** Start Extracted data **
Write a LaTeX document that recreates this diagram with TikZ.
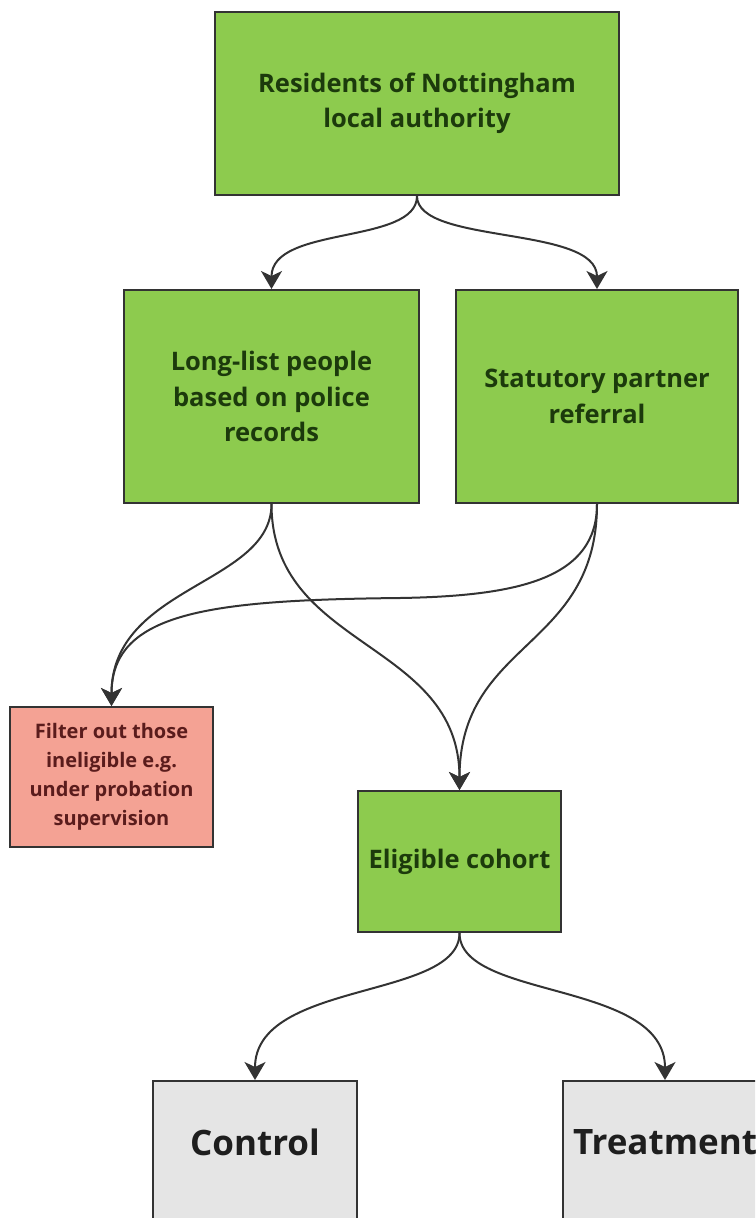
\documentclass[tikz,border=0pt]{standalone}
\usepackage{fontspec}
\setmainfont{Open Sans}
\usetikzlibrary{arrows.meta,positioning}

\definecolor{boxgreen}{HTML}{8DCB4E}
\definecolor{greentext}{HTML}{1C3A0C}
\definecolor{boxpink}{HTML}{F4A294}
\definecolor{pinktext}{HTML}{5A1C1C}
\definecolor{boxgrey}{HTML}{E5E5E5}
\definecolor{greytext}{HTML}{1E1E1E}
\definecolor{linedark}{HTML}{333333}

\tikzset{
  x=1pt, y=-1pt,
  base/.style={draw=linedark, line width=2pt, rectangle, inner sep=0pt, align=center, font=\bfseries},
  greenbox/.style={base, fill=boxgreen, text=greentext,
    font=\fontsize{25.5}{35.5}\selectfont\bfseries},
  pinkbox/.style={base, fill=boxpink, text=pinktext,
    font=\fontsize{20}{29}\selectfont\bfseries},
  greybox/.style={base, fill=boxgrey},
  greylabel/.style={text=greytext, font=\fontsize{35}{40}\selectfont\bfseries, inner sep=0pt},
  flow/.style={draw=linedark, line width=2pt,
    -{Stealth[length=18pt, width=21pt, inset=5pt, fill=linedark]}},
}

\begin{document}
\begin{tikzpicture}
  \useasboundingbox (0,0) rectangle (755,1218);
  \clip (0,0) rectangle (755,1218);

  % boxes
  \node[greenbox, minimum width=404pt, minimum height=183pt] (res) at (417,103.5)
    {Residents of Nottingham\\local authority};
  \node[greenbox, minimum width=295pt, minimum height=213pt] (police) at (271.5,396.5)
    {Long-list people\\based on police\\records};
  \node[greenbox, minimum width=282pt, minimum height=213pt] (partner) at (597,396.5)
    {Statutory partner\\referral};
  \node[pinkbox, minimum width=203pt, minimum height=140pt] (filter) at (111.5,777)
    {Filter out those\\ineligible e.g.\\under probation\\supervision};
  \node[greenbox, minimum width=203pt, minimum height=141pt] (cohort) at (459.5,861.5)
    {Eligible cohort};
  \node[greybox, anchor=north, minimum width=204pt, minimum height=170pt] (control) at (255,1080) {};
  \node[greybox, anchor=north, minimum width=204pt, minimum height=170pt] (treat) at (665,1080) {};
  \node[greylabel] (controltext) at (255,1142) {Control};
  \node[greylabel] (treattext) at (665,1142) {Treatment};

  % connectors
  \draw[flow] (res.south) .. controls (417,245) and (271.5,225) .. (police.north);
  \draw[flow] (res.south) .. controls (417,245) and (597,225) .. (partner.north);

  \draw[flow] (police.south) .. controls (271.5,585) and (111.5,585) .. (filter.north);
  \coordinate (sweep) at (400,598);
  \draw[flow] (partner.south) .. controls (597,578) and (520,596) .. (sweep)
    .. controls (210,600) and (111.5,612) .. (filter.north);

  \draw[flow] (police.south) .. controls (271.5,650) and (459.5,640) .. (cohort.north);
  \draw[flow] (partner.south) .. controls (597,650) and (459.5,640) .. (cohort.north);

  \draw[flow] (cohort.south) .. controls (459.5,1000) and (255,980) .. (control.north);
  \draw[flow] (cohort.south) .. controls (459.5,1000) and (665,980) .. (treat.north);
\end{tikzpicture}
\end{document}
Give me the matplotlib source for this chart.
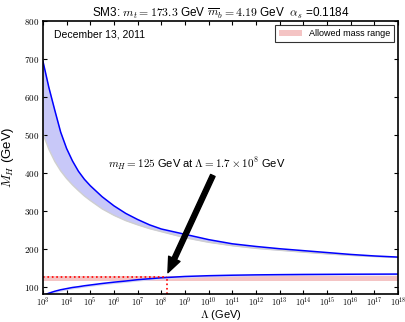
** End Extracted data **
Your goal> Select all lines with the word "this" from the entries above.

Result>
Write a LaTeX document that recreates this diagram with TikZ.
Give me the matplotlib source for this chart.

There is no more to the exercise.